Newsweek goes digital-only

English: Cover of the January 16, 1939 issue o...

English: Cover of the January 16, 1939 issue of Newsweek magazine. The issue features Felix Frankfurter on the cover. The issue cost 10 cents. (Photo credit: Wikipedia)

 

Depending on who you talk to, Newsweek has become either a trailblazer in the future of magazine journalism or the most recent victim of a challenged news industry. When Newsweek announced it would end printing its weekly magazine at the end of the year and go digital-only, it sparked a headline in every major publication in the country. Some said Newseek was dead. Others said it was reborn.
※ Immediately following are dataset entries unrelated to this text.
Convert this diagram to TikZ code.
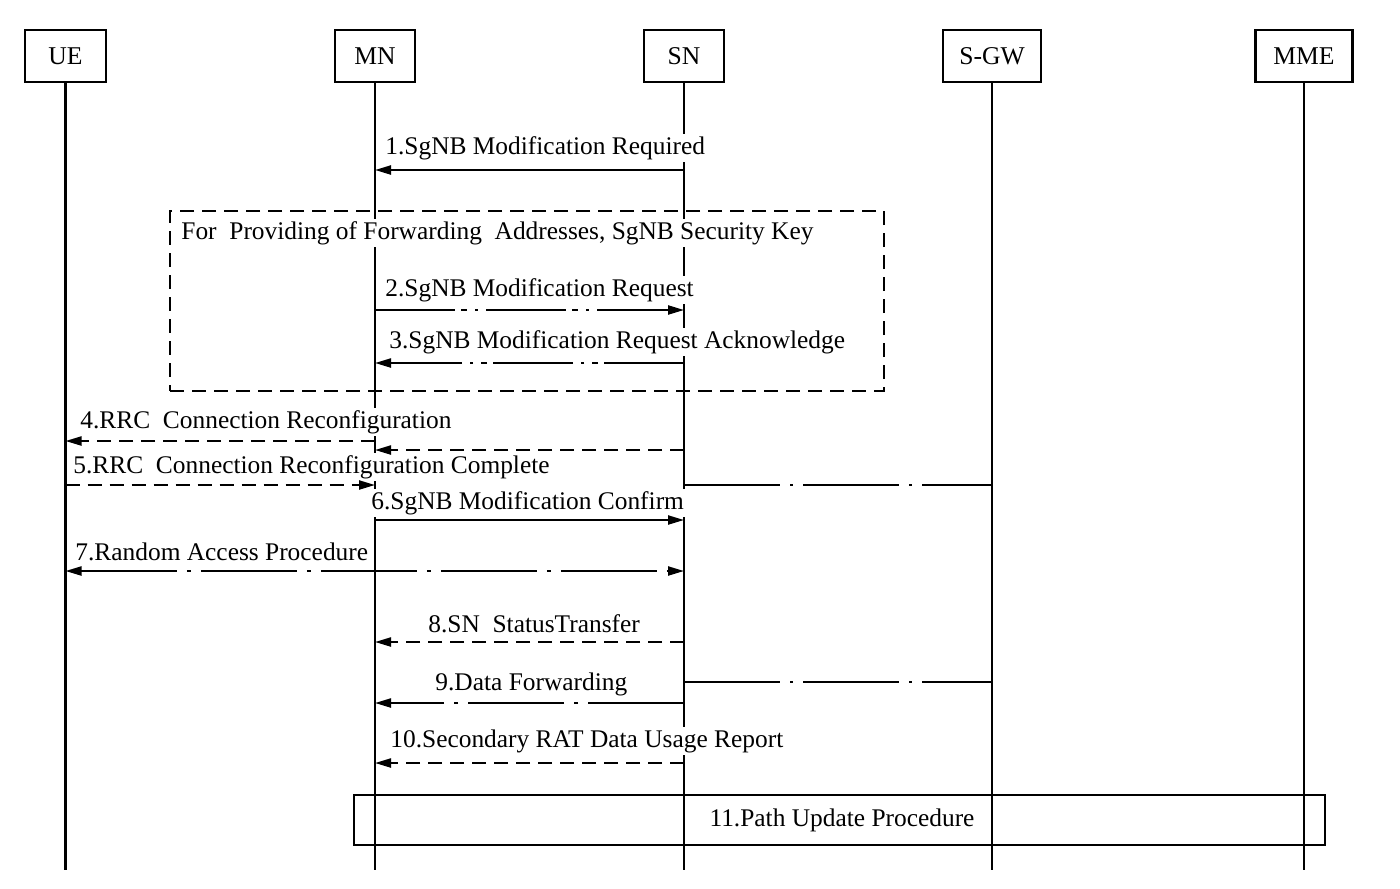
\documentclass[tikz,border=0pt]{standalone}
\usepackage{fontspec}
\setmainfont{Liberation Serif}
\usetikzlibrary{arrows.meta, positioning}

\tikzset{
    entity/.style={draw, line width=1.1pt, minimum height=26pt, inner sep=2pt, font=\fontsize{12.8}{15}\selectfont},
    life/.style={line width=1.1pt},
    msgsolid/.style={line width=1.1pt, -{Triangle[length=8pt, width=4.5pt]}},
    msgdash/.style={msgsolid, dash pattern=on 7pt off 4pt},
    msgdashdot/.style={msgsolid, dash pattern=on 48pt off 5pt on 2pt off 5pt},
    msgdashdotdot/.style={msgsolid, dash pattern=on 40pt off 3pt on 3pt off 4pt on 1.5pt off 4pt},
    tunnel/.style={line width=1.1pt, dash pattern=on 48pt off 5pt on 1.5pt off 5pt},
    lbl/.style={fill=white, inner sep=1pt, anchor=west, font=\fontsize{12.7}{15}\selectfont}
}

\begin{document}
\begin{tikzpicture}[x=0.5pt, y=-0.5pt]
\useasboundingbox (0,0) rectangle (1400,888);

% Entities
\node[entity, minimum width=40.5pt] (ue)  at (65.5,56) {UE};
\node[entity, minimum width=40pt]   (mn)  at (375,56)  {MN};
\node[entity, minimum width=40pt]   (sn)  at (684,56)  {SN};
\node[entity, minimum width=49pt]   (sgw) at (992,56)  {S-GW};
\node[entity, minimum width=48.5pt] (mme) at (1304,56) {MME};

% Lifelines
\foreach \n in {ue,mn,sn,sgw,mme} {
    \draw[life] (\n.south) -- (\n.south |- 0,870);
}

% Boxes
\node[draw, line width=1.1pt, dash pattern=on 7pt off 4pt, minimum width=357pt, minimum height=90pt] (grp) at (527,301) {};
\node[draw, line width=1.1pt, minimum width=485.5pt, minimum height=25pt, font=\fontsize{12.7}{15}\selectfont] (path) at (839.5,820) {\hspace*{2.5pt}11.Path Update Procedure};

% Labels
\node[lbl] (t1)  at (383,148) {1.SgNB Modification Required};
\node[lbl] (tg)  at (179,233) {For\ \ Providing of Forwarding\ \ Addresses, SgNB Security Key};
\node[lbl] (t2)  at (383,290) {2.SgNB Modification Request};
\node[lbl] (t3)  at (387,342) {3.SgNB Modification Request Acknowledge};
\node[lbl] (t4)  at (78,422)  {4.RRC\ \ Connection Reconfiguration};
\node[lbl] (t5)  at (71,467)  {5.RRC\ \ Connection Reconfiguration Complete};
\node[lbl] (t6)  at (369,503) {6.SgNB Modification Confirm};
\node[lbl] (t7)  at (73,552)  {7.Random Access Procedure};
\node[lbl] (t8)  at (426,624) {8.SN\ \ StatusTransfer};
\node[lbl] (t9)  at (433,684) {9.Data Forwarding};
\node[lbl] (t10) at (388,741) {10.Secondary RAT Data Usage Report};

% Messages
\draw[msgsolid]      (sn |- 0,170) -- (mn |- 0,170);
\draw[msgdashdotdot] (mn |- 0,310) -- (sn |- 0,310);
\draw[msgdashdotdot] (sn |- 0,363) -- (mn |- 0,363);
\draw[msgdash]       (mn |- 0,441) -- (ue |- 0,441);
\draw[msgdash]       (sn |- 0,450) -- (mn |- 0,450);
\draw[msgdash]       (ue |- 0,485) -- (mn |- 0,485);
\draw[tunnel]        (sn |- 0,485) -- (sgw |- 0,485);
\draw[msgsolid]      (mn |- 0,520) -- (sn |- 0,520);
\draw[msgdashdot, {Triangle[length=8pt, width=4.5pt]}-{Triangle[length=8pt, width=4.5pt]}] (ue |- 0,571) -- (sn |- 0,571);
\draw[msgdash]       (sn |- 0,642) -- (mn |- 0,642);
\draw[tunnel]        (sn |- 0,682) -- (sgw |- 0,682);
\draw[msgdashdot]    (sn |- 0,703) -- (mn |- 0,703);
\draw[msgdash]       (sn |- 0,763) -- (mn |- 0,763);
\end{tikzpicture}
\end{document}
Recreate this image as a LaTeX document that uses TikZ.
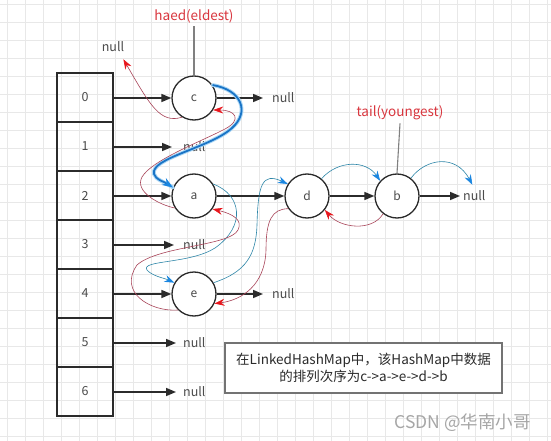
\documentclass[tikz,border=0pt]{standalone}
\usepackage{fontspec}
\setmainfont{Noto Sans CJK SC}
\usetikzlibrary{arrows.meta,calc}
\definecolor{gridc}{HTML}{E8E8E8}
\definecolor{blk}{HTML}{2B2B2B}
\definecolor{redl}{HTML}{A84458}
\definecolor{redh}{HTML}{E8161C}
\definecolor{bluel}{HTML}{2E86A8}
\definecolor{blueh}{HTML}{1A86E0}
\definecolor{bluet}{HTML}{1A74C6}
\definecolor{blueg}{HTML}{A9D6F5}
\definecolor{lblred}{HTML}{D9363E}
\tikzset{
  cell/.style={draw=blk,line width=1.3pt,minimum width=56pt,minimum height=49pt,inner sep=0pt,font=\fontsize{12.5}{14}\selectfont,text=blk!85},
  ent/.style={circle,draw=blk,line width=1.3pt,minimum size=44pt,inner sep=0pt,fill=white,font=\fontsize{12}{14}\selectfont,text=blk!85},
  nul/.style={inner sep=1pt,anchor=west,font=\fontsize{12.5}{14}\selectfont,text=blk!85},
  barr/.style={draw=blk,line width=1.5pt,-{Triangle[length=10pt,width=8pt]}},
  rarr/.style={draw=redl,line width=0.6pt,-{Stealth[length=10pt,width=7pt,color=redh]}},
  barrb/.style={draw=bluel,line width=0.6pt,-{Stealth[length=10pt,width=7pt,color=blueh]}},
  lbl/.style={text=lblred,font=\fontsize{13.5}{15}\selectfont,inner sep=3pt},
  ptr/.style={draw=gray,line width=1.1pt}
}
\begin{document}
\begin{tikzpicture}[x=1pt,y=-1pt]
\useasboundingbox (0,0) rectangle (551,441);
\fill[white] (0,0) rectangle (551,441);
\foreach \g in {7,25,...,551} \draw[gridc,line width=0.5pt] (\g,0) -- (\g,441);
\foreach \g in {4,22,...,441} \draw[gridc,line width=0.5pt] (0,\g) -- (551,\g);

% table
\foreach \i in {0,...,6} \node[cell] (r\i) at (85,97.5+49*\i) {\i};

% entries
\node[ent] (c) at (194,98) {c};
\node[ent] (a) at (194,196) {a};
\node[ent] (e) at (194,294) {e};
\node[ent] (d) at (307,196) {d};
\node[ent] (b) at (397,196) {b};

% nulls
\node[nul,anchor=center] (n0) at (113,47) {null};
\node[nul] (n1) at (182,147) {null};
\node[nul] (n3) at (182,245) {null};
\node[nul] (n5) at (182,343) {null};
\node[nul] (n6) at (182,392) {null};
\node[nul] (nc) at (271,98) {null};
\node[nul] (ne) at (271,294) {null};
\node[nul] (nb) at (462,196) {null};

% labels
\node[lbl] (hl) at (194,16) {haed(eldest)};
\node[lbl] (tl) at (400,113) {tail(youngest)};
\draw[ptr] (c.north) -- (hl.south);
\draw[ptr] (b.north) -- (tl.south);

% black arrows
\draw[barr] (r0.east |- c) -- (c.west);
\draw[barr] (r1.east |- n1) -- ([xshift=-10pt]n1.west);
\draw[barr] (r2.east |- a) -- (a.west);
\draw[barr] (r3.east |- n3) -- ([xshift=-8pt]n3.west);
\draw[barr] (r4.east |- e) -- (e.west);
\draw[barr] (r5.east |- n5) -- ([xshift=-6pt]n5.west);
\draw[barr] (r6.east |- n6) -- ([xshift=-6pt]n6.west);
\draw[barr] (c.east) -- ([xshift=-8pt]nc.west);
\draw[barr] (e.east) -- ([xshift=-8pt]ne.west);
\draw[barr] (a.east) -- (d.west);
\draw[barr] (d.east) -- (b.west);
\draw[barr] (b.east) -- ([xshift=-2pt]nb.west);

% thick blue c -> a
\draw[blueg,line width=3.8pt,line cap=round]
  (c.35) .. controls (242,90) and (250,112) .. (232,128)
  .. controls (210,148) and (150,158) .. (154,174)
  .. controls (156,180) and (163,181) .. (a.158);
\draw[bluet,line width=1.8pt,-{Stealth[length=11pt,width=8pt,color=blueh]}]
  (c.35) .. controls (242,90) and (250,112) .. (232,128)
  .. controls (210,148) and (150,158) .. (154,174)
  .. controls (156,180) and (163,181) .. (a.158);

% red a -> c
\draw[rarr] (a.212) .. controls (160,205) and (134,192) .. (142,177)
  .. controls (152,160) and (200,142) .. (225,129)
  .. controls (242,120) and (236,110) .. (c.-32);
% red c -> null
\draw[rarr] (c.238) .. controls (160,124) and (150,105) .. ([xshift=-2pt,yshift=-6pt]n0.south east);

% blue a -> e
\draw[barrb] (a.32) .. controls (242,195) and (246,226) .. (215,248)
  .. controls (190,264) and (140,260) .. (147,270)
  .. controls (152,276) and (164,278) .. (e.150);
% red e -> a
\draw[rarr] (e.225) .. controls (150,312) and (118,292) .. (137,265)
  .. controls (158,246) and (230,246) .. (238,230)
  .. controls (243,220) and (233,214) .. (a.-35);
% blue e -> d
\draw[barrb] (e.30) .. controls (246,272) and (256,255) .. (257,225)
  .. controls (258,185) and (262,172) .. (d.148);
% red d -> e
\draw[rarr] (d.214) .. controls (272,209) and (266,220) .. (266,250)
  .. controls (265,285) and (242,300) .. (e.-25);
% blue d -> b
\draw[barrb] (d.50) .. controls (338,160) and (366,160) .. (b.138);
% red b -> d
\draw[rarr] (b.-128) .. controls (372,232) and (340,228) .. (d.-38);
% blue b -> null
\draw[barrb] (b.52) .. controls (426,158) and (456,154) .. ([xshift=-2pt,yshift=5pt]nb.north);

% note
\node[draw=gray!90!black,line width=1.2pt,fill=white,minimum width=277pt,minimum height=50pt,align=center,inner sep=2pt,font=\fontsize{13.5}{16.5}\selectfont,text=blk] (note) at (363.5,368)
  {在LinkedHashMap中，该HashMap中数据\\的排列次序为c->a->e->d->b};

% watermark
\node[text=gray!70,font=\fontsize{17.5}{19}\selectfont,inner sep=0pt] (wm) at (462.5,423) {CSDN @华南小哥};
\end{tikzpicture}
\end{document}
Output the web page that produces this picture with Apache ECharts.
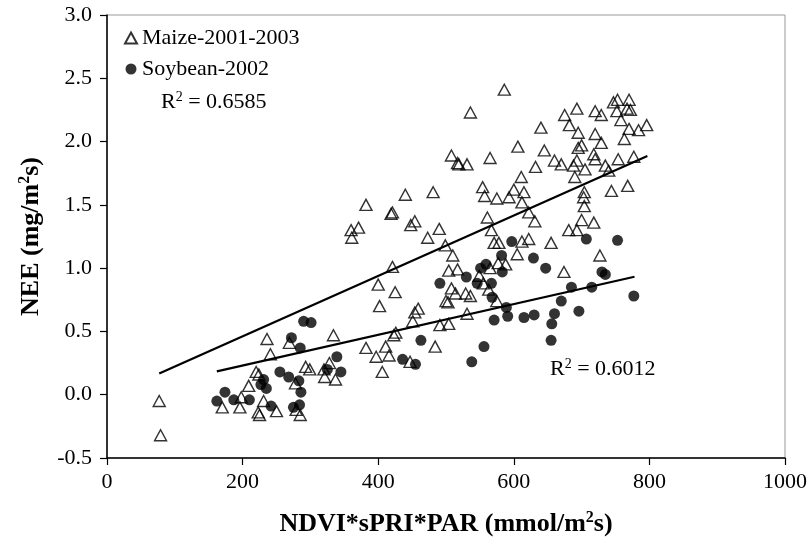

Tina Brown, editor-in-chief of the Newsweek/Daily Beast Company, and Baba Shetty, its CEO, wrote in a statement on The Daily Beast: “In our judgment, we have reached a tipping point at which we can most efficiently and effectively reach our readers in all-digital format.” The new version will be called Newsweek Global and will be available via paid subscription on the web and in e-readers. The business will continue its events division as well.

The move says something big about magazine journalism in general and newsweeklies specifically. As Emma Bazilian pointed out in an AdWeek piece: “After Newsweek, Is Writing on Wall for Newsweeklies?” At the recent American Magazine Conference in San Francisco, newsweeklies were considered as being on the frontline for digital disruption in the magazine business. According to a New York Times story, Newsweek’s total paid circulation in 2001 topped 3,158,480. By June of this year, circulation had fallen by more than half to 1,527,157. But then there’s the opportunity that cutting that kind of business – the kind that relies on print circulation – helps put the focus on the future. Brown noted in her statement that The Daily Beast is up to more than 15 million unique visitors a month – a 70 percent increase in the last year. She attributes the traffic jump to “Newsweek’s strong original journalism.” She wrote, “It is important that we underscore what this digital transition means and, as importantly, what it does not. We are transitioning Newsweek, not saying goodbye to it.”